Mission analysis also includes reserves. If a flight plan predicts $6$ hours of endurance but $45$ minutes must be kept as reserve, then only $5.25$ hours are usable for the planned mission. That distinction is essential in aircraft performance work.

How Engineers and Pilots Use Endurance Data

students, endurance concepts are used in both design and operations. Engineers use them to size fuel tanks, select engines, and compare aircraft configurations. A design that reduces drag or improves engine efficiency can increase endurance without increasing fuel load.

Pilots and dispatchers use endurance data to plan holding patterns, loiter time, and alternate strategies. Air traffic delays, weather, and rerouting can all consume fuel. Knowing endurance helps the crew make decisions before fuel becomes critical.

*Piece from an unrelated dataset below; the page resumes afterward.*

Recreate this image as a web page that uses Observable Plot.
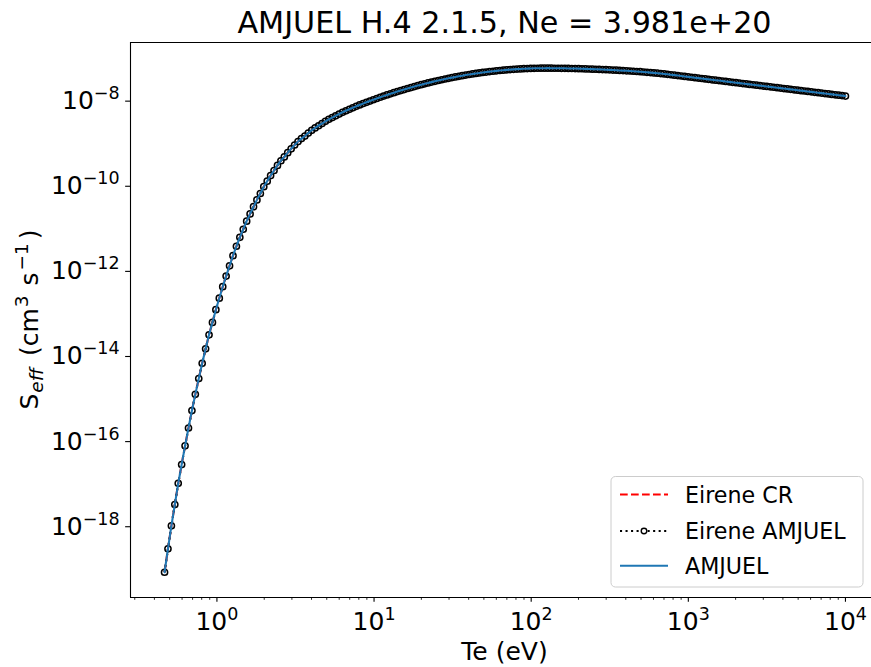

One important practical measure is the fuel endurance margin, meaning the extra time available beyond the planned mission time. If planned airborne time is $3$ hours and total endurance is $4$ hours including reserve, then the margin is $1$ hour. That margin gives flexibility for unexpected delays.

A second practical idea is specific endurance, which means endurance per unit fuel. Aircraft with lower fuel flow at a given flight condition have better specific endurance. This is especially important for long-duration missions such as airborne surveillance, atmospheric research, or unmanned aircraft operations.

Example Calculation and Interpretation

Suppose an aircraft has $2{,}400\,\text{kg}$ of usable fuel, and during a loiter mission it burns fuel at a rate of $400\,\text{kg/h}$. A simple estimate of endurance is

$$E = \frac{2{,}400\,\text{kg}}{400\,\text{kg/h}} = 6\,\text{h}$$

This means the aircraft can stay airborne for about $6$ hours in that condition, before considering reserves, climb fuel, or other mission segments.

Now suppose the aircraft instead flies faster, increasing fuel flow to $500\,\text{kg/h}$. Then

$$E = \frac{2{,}400\,\text{kg}}{500\,\text{kg/h}} = 4.8\,\text{h}$$

Even though the aircraft may cover more distance per hour, it cannot stay aloft as long. That is the core endurance trade-off.

This simple example shows why mission goals matter. If the objective is to remain airborne over a search area, slower and more efficient flight may be best. If the objective is to reach a destination quickly, endurance alone is not the deciding factor. The aircraft must be used in a way that matches the mission. ✅

Conclusion

Endurance is the ability of an aircraft to remain in the air for as long as possible with the fuel available. It depends on fuel flow, aircraft weight, drag, speed, altitude, and engine efficiency. Unlike range, which measures distance, endurance measures time. That difference matters in real missions such as patrol, surveillance, holding, and loitering.

For Aircraft Performance and Design, endurance concepts connect theory to practice. Engineers use them to shape aircraft design and predict mission capability, while pilots use them to plan safe and efficient flights. By understanding endurance, students, you can better explain how fuel use, aircraft state, and mission requirements work together in the broader topic of Range and Endurance.

Study Notes

Endurance means the time an aircraft can stay airborne with its available fuel.
The main fuel idea is $E = \frac{m_f}{\dot{m}_f}$ as a simple endurance relationship.
Endurance is different from range: endurance is time, range is distance.
Range and endurance are related by $R = V \times E$.
Maximum endurance usually means minimizing fuel burn per unit time.
Aircraft speed affects endurance because both very slow and very fast flight can increase drag.
Weight decreases as fuel is burned, which can improve efficiency during flight.
Mission analysis includes takeoff, climb, cruise, loiter, return, and reserve fuel.
Endurance is important for patrol, search and rescue, surveillance, and holding patterns.
Engineers and pilots use endurance data to design aircraft, plan missions, and manage fuel safely.